Exercise aim:
How many lines in the listing below include the word "size"? Answer with the number and nothing else.

Given information:
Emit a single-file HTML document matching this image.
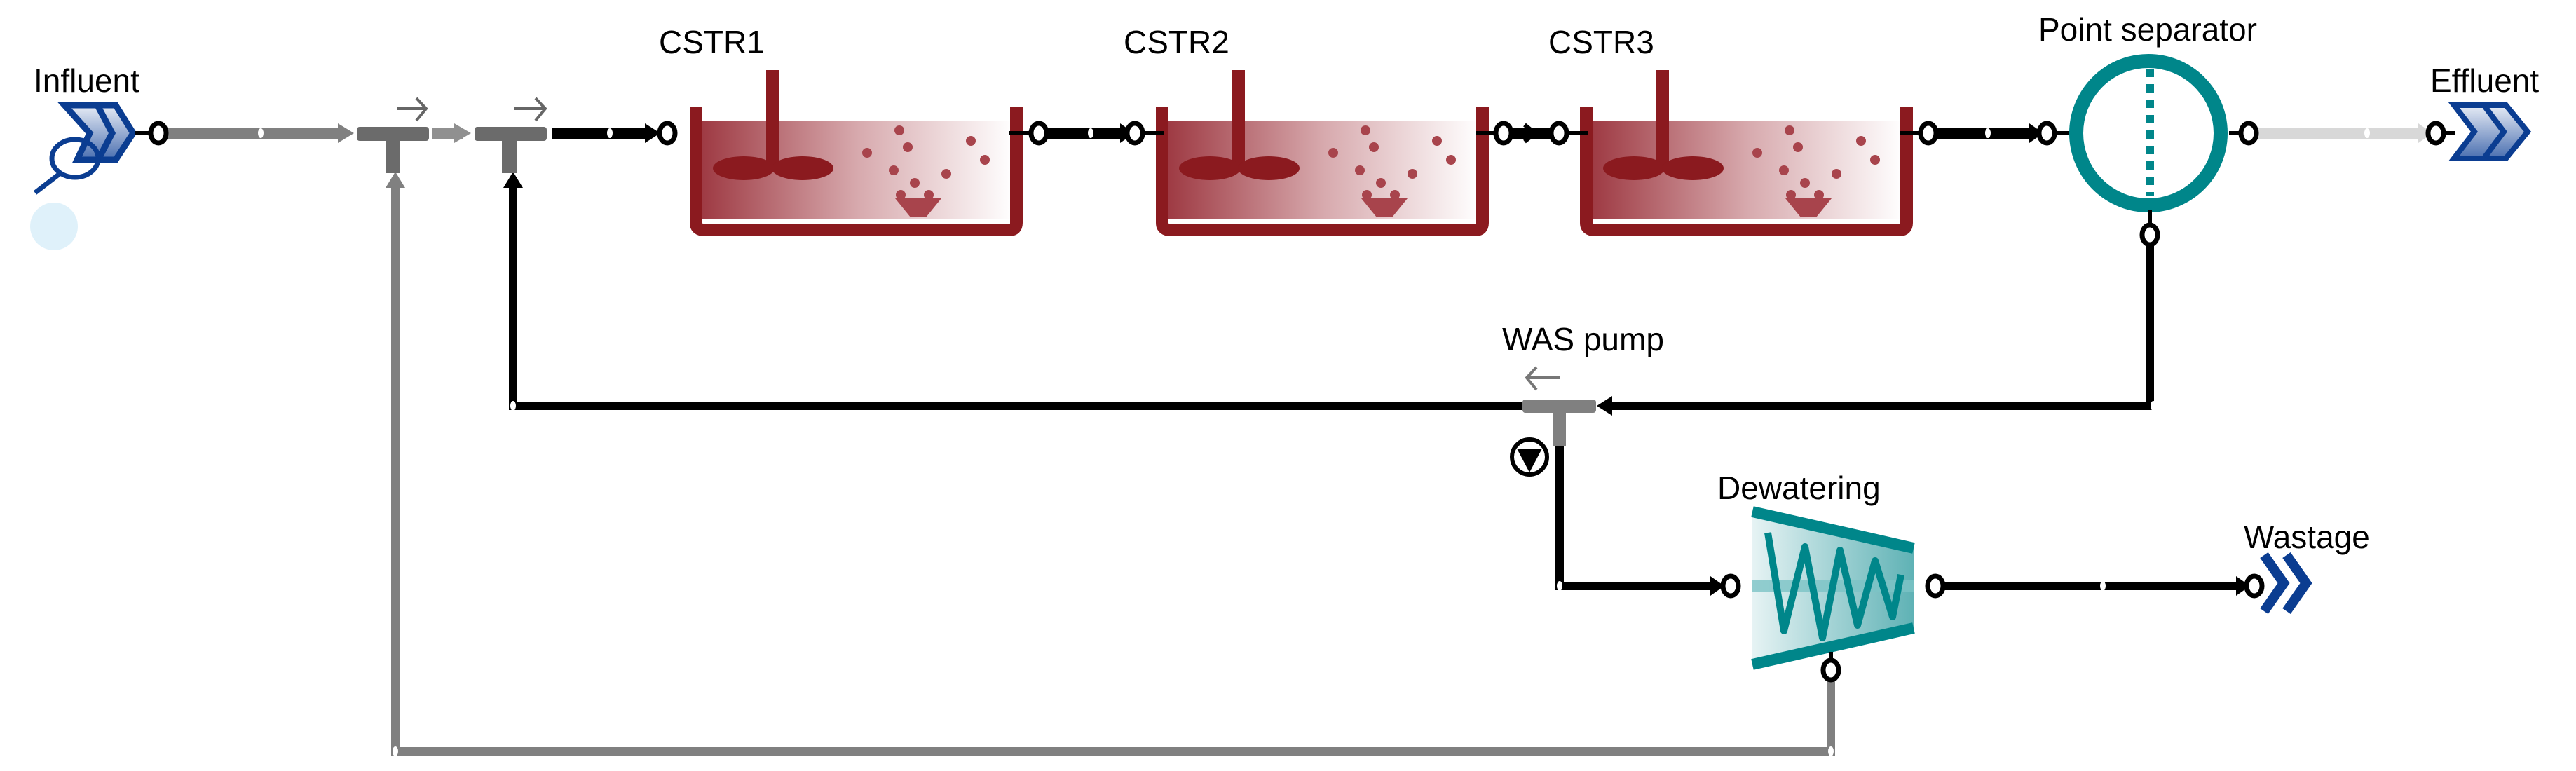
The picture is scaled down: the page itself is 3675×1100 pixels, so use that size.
<!DOCTYPE html>
<html><head><meta charset="utf-8"><style>
html,body{margin:0;padding:0;background:#fff}
svg{display:block}
text{font-family:"Liberation Sans",Arial,sans-serif;fill:#000}
</style></head><body>
<svg width="3675" height="1100" viewBox="0 0 3675 1100" xmlns="http://www.w3.org/2000/svg">
<defs>
<linearGradient id="tank" x1="0" x2="1" y1="0" y2="0">
<stop offset="0" stop-color="#9e3a43"/><stop offset="0.5" stop-color="#d7a9ad"/><stop offset="1" stop-color="#ffffff"/></linearGradient>
<linearGradient id="dew" x1="0" x2="1" y1="0" y2="0">
<stop offset="0" stop-color="#e6f3f4"/><stop offset="1" stop-color="#5fb2b5"/></linearGradient>
<linearGradient id="chev" x1="0" x2="0" y1="0" y2="1">
<stop offset="0" stop-color="#e8edf6"/><stop offset="1" stop-color="#4a6fb0"/></linearGradient>
<g id="port"><ellipse cx="0" cy="0" rx="11" ry="14" fill="#fff" stroke="#000" stroke-width="7"/></g>
<g id="cstr">
<rect x="16" y="20" width="444" height="140" fill="url(#tank)"/>
<path d="M8,0 V165 Q8,175 20,175 H455 Q465,175 465,165 V0" fill="none" stroke="#8b1a1f" stroke-width="18"/>
<rect x="108" y="-53" width="18" height="140" fill="#8b1a1f"/>
<ellipse cx="76" cy="87" rx="44" ry="17" fill="#8b1a1f"/>
<ellipse cx="160" cy="87" rx="44" ry="17" fill="#8b1a1f"/>
<g fill="#a8444c">
<circle cx="298" cy="33" r="7"/><circle cx="400" cy="48" r="7"/><circle cx="310" cy="57" r="7"/>
<circle cx="252" cy="65" r="7"/><circle cx="420" cy="75" r="7"/><circle cx="290" cy="90" r="7"/>
<circle cx="365" cy="95" r="7"/><circle cx="320" cy="108" r="7"/><circle cx="300" cy="125" r="7"/><circle cx="340" cy="125" r="7"/>
</g>
<path d="M292,130 H358 L336,157 H314 Z" fill="#a8444c"/>
</g>
</defs>

<!-- Labels -->
<text x="48" y="131" font-size="46">Influent</text>
<text x="940" y="76" font-size="46">CSTR1</text>
<text x="1603" y="76" font-size="46">CSTR2</text>
<text x="2209" y="76" font-size="46">CSTR3</text>
<text x="2908" y="58" font-size="46">Point separator</text>
<text x="3467" y="131" font-size="46">Effluent</text>
<text x="2143" y="500" font-size="46">WAS pump</text>
<text x="2450" y="712" font-size="46">Dewatering</text>
<text x="3201" y="782" font-size="46">Wastage</text>

<!-- Gray recycle line from dewatering -->
<polyline points="2612,960 2612,1072 564,1072 564,262" fill="none" stroke="#808080" stroke-width="12"/>
<path d="M550,268 L564,245 L578,268 Z" fill="#808080"/>
<!-- Black RAS line -->
<polyline points="3067,340 3067,579 2290,579" fill="none" stroke="#000" stroke-width="12"/>
<path d="M2300,565 L2278,579 L2300,593 Z" fill="#000"/>
<polyline points="2172,579 732,579 732,262" fill="none" stroke="#000" stroke-width="12"/>
<path d="M718,268 L732,245 L746,268 Z" fill="#000"/>
<!-- WAS pump to dewatering -->
<polyline points="2225,637 2225,836 2450,836" fill="none" stroke="#000" stroke-width="12"/>
<path d="M2440,822 L2460,836 L2440,850 Z" fill="#000"/>
<!-- dewatering to wastage -->
<line x1="2765" y1="836" x2="3200" y2="836" stroke="#000" stroke-width="12"/>
<path d="M3190,822 L3210,836 L3190,850 Z" fill="#000"/>

<!-- Main line segments -->
<line x1="230" y1="190" x2="490" y2="190" stroke="#808080" stroke-width="16"/>
<path d="M482,176 L505,190 L482,204 Z" fill="#808080"/>
<line x1="616" y1="190" x2="660" y2="190" stroke="#909090" stroke-width="16"/>
<path d="M648,176 L672,190 L648,204 Z" fill="#909090"/>
<line x1="788" y1="190" x2="930" y2="190" stroke="#000" stroke-width="16"/>
<path d="M920,176 L942,190 L920,204 Z" fill="#000"/>
<line x1="2145" y1="190" x2="2215" y2="190" stroke="#000" stroke-width="16"/>
<line x1="3210" y1="190" x2="3460" y2="190" stroke="#d8d8d8" stroke-width="16"/>
<path d="M3450,176 L3470,190 L3450,204 Z" fill="#d8d8d8"/>

<!-- Mixers -->
<rect x="509" y="181" width="103" height="20" rx="4" fill="#6b6b6b"/>
<rect x="551" y="195" width="19" height="52" fill="#6b6b6b"/>
<path d="M566,155 H606 M594,140 L608,155 L594,172" fill="none" stroke="#666" stroke-width="4"/>
<rect x="677" y="181" width="103" height="20" rx="4" fill="#6b6b6b"/>
<rect x="716" y="195" width="21" height="52" fill="#6b6b6b"/>
<path d="M733,155 H776 M764,140 L778,155 L764,172" fill="none" stroke="#666" stroke-width="4"/>

<!-- WAS pump tee -->
<rect x="2172" y="570" width="105" height="19" rx="4" fill="#808080"/>
<rect x="2215" y="580" width="19" height="57" fill="#808080"/>
<path d="M2225,539 H2180 M2192,524 L2178,539 L2192,556" fill="none" stroke="#777" stroke-width="4"/>
<circle cx="2182" cy="652" r="25" fill="#fff" stroke="#000" stroke-width="6"/>
<path d="M2164,640 H2200 L2182,674 Z" fill="#000"/>

<!-- Influent -->
<g>
<path d="M92,150 H165 L190,190 L165,228 H110 L128,190 Z" fill="url(#chev)" stroke="#0b3d91" stroke-width="9"/>
<path d="M140,152 L160,190 L140,228" fill="none" stroke="#0b3d91" stroke-width="9"/>
<ellipse cx="107" cy="226" rx="33" ry="27" fill="none" stroke="#0b3d91" stroke-width="7"/>
<line x1="85" y1="248" x2="50" y2="275" stroke="#0b3d91" stroke-width="7"/>
<circle cx="77" cy="323" r="34" fill="#dff1fa"/>
<line x1="192" y1="190" x2="215" y2="190" stroke="#000" stroke-width="6"/>
</g>
<use href="#port" x="226" y="190"/>
<use href="#port" x="952" y="190"/>

<!-- CSTRs -->
<use href="#cstr" x="985" y="153"/>
<use href="#cstr" x="1650" y="153"/>
<use href="#cstr" x="2255" y="153"/>
<line x1="1440" y1="190" x2="1660" y2="190" stroke="#000" stroke-width="6"/>
<line x1="1470" y1="190" x2="1600" y2="190" stroke="#000" stroke-width="16"/>
<path d="M1598,176 L1618,190 L1598,204 Z" fill="#000"/>
<line x1="2105" y1="190" x2="2265" y2="190" stroke="#000" stroke-width="6"/>
<line x1="2145" y1="190" x2="2215" y2="190" stroke="#000" stroke-width="16"/>
<line x1="2710" y1="190" x2="2960" y2="190" stroke="#000" stroke-width="6"/>
<line x1="2760" y1="190" x2="2895" y2="190" stroke="#000" stroke-width="16"/>
<path d="M2895,176 L2915,190 L2895,204 Z" fill="#000"/>
<use href="#port" x="1482" y="190"/><use href="#port" x="1619" y="190"/>
<use href="#port" x="2145" y="190"/><use href="#port" x="2224" y="190"/>
<path d="M2175,178 L2190,190 L2175,202" fill="none" stroke="#000" stroke-width="6"/>
<use href="#port" x="2751" y="190"/><use href="#port" x="2920" y="190"/>

<!-- mid dots -->
<g fill="#fff">
<ellipse cx="372" cy="190" rx="4" ry="7"/><ellipse cx="870" cy="190" rx="4" ry="7"/>
<ellipse cx="1556" cy="190" rx="4" ry="7"/><ellipse cx="2836" cy="190" rx="4" ry="7"/>
<ellipse cx="3377" cy="190" rx="4" ry="7"/><ellipse cx="3000" cy="836" rx="4" ry="7"/>
<ellipse cx="2225" cy="836" rx="4" ry="7"/><ellipse cx="3072" cy="579" rx="4" ry="7"/>
<ellipse cx="732" cy="579" rx="4" ry="7"/><ellipse cx="2612" cy="1072" rx="4" ry="7"/>
<ellipse cx="564" cy="1072" rx="4" ry="7"/>
</g>

<!-- Point separator -->
<circle cx="3065" cy="190" r="103" fill="#fff" stroke="#00868a" stroke-width="20"/>
<line x1="3067" y1="98" x2="3067" y2="280" stroke="#00868a" stroke-width="12" stroke-dasharray="12,10"/>
<line x1="3180" y1="190" x2="3200" y2="190" stroke="#000" stroke-width="6"/>
<use href="#port" x="3208" y="190"/>
<line x1="3067" y1="300" x2="3067" y2="330" stroke="#000" stroke-width="6"/>
<use href="#port" x="3067" y="335"/>

<!-- Effluent -->
<path d="M3501,150 H3575 L3606,188 L3575,226 H3501 L3530,188 Z" fill="url(#chev)" stroke="#0b3d91" stroke-width="8"/>
<path d="M3545,152 L3572,188 L3545,224" fill="none" stroke="#0b3d91" stroke-width="8"/>
<line x1="3480" y1="190" x2="3502" y2="190" stroke="#000" stroke-width="6"/>
<use href="#port" x="3475" y="190"/>

<!-- Dewatering -->
<path d="M2500,726 L2730,775 V902 L2500,952 Z" fill="url(#dew)"/>
<path d="M2500,730 L2730,782" stroke="#00868a" stroke-width="16"/>
<path d="M2500,948 L2730,896" stroke="#00868a" stroke-width="16"/>
<rect x="2500" y="828" width="230" height="16" fill="#7cc3c5" opacity="0.8"/>
<polyline points="2522,760 2545,900 2575,780 2600,910 2625,785 2650,892 2675,800 2700,880 2712,820" fill="none" stroke="#00868a" stroke-width="10" stroke-linejoin="round"/>
<use href="#port" x="2469" y="836"/>
<use href="#port" x="2761" y="836"/>
<line x1="2612" y1="930" x2="2612" y2="950" stroke="#000" stroke-width="6"/>
<use href="#port" x="2612" y="956"/>

<!-- Wastage -->
<path d="M3230,792 L3258,832 L3230,872 M3262,792 L3290,832 L3262,872" fill="none" stroke="#0b3d91" stroke-width="14"/>
<use href="#port" x="3216" y="836"/>
</svg>
</body></html>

Response below:
10